Written by attorney Erica Canas

Florida’s Artist Consignment Act: What Does it Protect?

Surprising to many, Florida law provides some specific means for protecting artists’ rights and property. For instance, the Artist's Consignment Act, Fla. Stat. §§ 686.501 -686.506, contains a handful of laws that directly address, and govern, the relationship between an artist and the artist’s dealer.

Artist Consignment Act

Essentially, the Artist’s Consignment Act provides that whenever an artist (consignor) delivers a work of art to an art dealer (consignee) for the purpose of sale, or exhibition and sale, the delivery and acceptance thereof by the art dealer creates a “consignment contract." Any proceeds from the sale of the work of art are considered “held in trust" for the benefit of the artist and are to be applied to any payment due to the artist first. This means that the law will consider the dealer to have possession of the funds and the dealer will remain liable to the artist for those funds until they are paid to the artist. Importantly, these two rights cannot be waived in writing by the artist!

The Consignment Contract

The Act provides that the consignment contract must include the following terms:

· The proceeds of the sale of the art work are to be delivered to the artist at a schedule agreed upon by the artist and dealer;

· The art dealer is responsible for the stated value of the work if the work is damaged while in the art dealer’s possession;

· The art dealer cannot sell the work for less than what the artist and art dealer previously agreed to;

· The artist has a priority interest in the work, or in the proceeds of the work, over the claims of creditors of the art dealer.
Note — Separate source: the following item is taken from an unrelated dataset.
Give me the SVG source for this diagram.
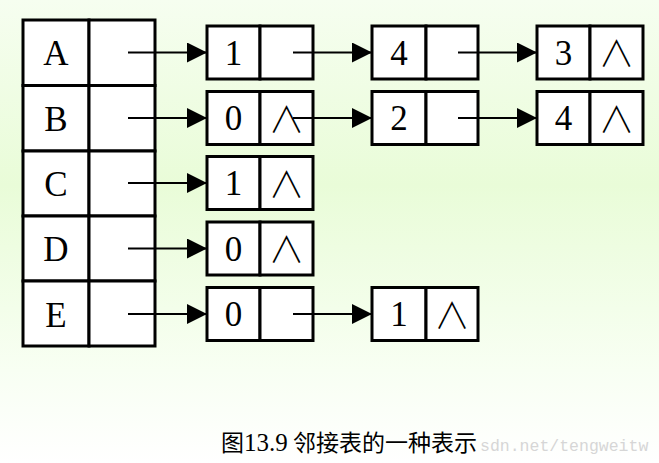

A violations of these provisions is considered a misdemeanor of the second degree.

What Does the Act Not Protect?

In situations where the art dealer does not fall within the definition of “art dealer" under the statute, the Artist’s Consignment Act, requires that an artist delivering a work of art to such a dealer to attached a notation to the work stating: “This work of art is being sold subject to a contract of consignment." The purpose of this requirement is to protect the artist’s work from the art dealer’s potential creditors who claim a security interest in the dealer’s inventory. If an artist hands over his work to, let’s say, a proprietor of an antique store or a restaurant for display and sale without the notation, the artist might lose the work if that store or restaurant owner gets into trouble with his creditors as the creditors will have a claim over the artwork that will be given priority over the artist's own rights to that work. In an abundance of caution, that artist should still want to affix this annotation to the work, even if the art dealer is a prominent gallery. It is even suggested that the artist file a UCC-1 to perfect his security interest in the artwork.

Please note that the Act does not apply to works of art worth less than $100.00.

The Takeaway:

If you are an artist working with an “art dealer" or gallerist in Florida, be sure to include on all your pieces a notation stating “THIS WORK OF ART IS SUBJECT TO A CONTRACT OF CONSIGNMENT." Also, be sure to get your agreement with your dealer in writing and signed by both parties. The more specific your contract, the less confusion down the line and the easier it is to avoid an expensive legal proceeding to assert your rights under the law.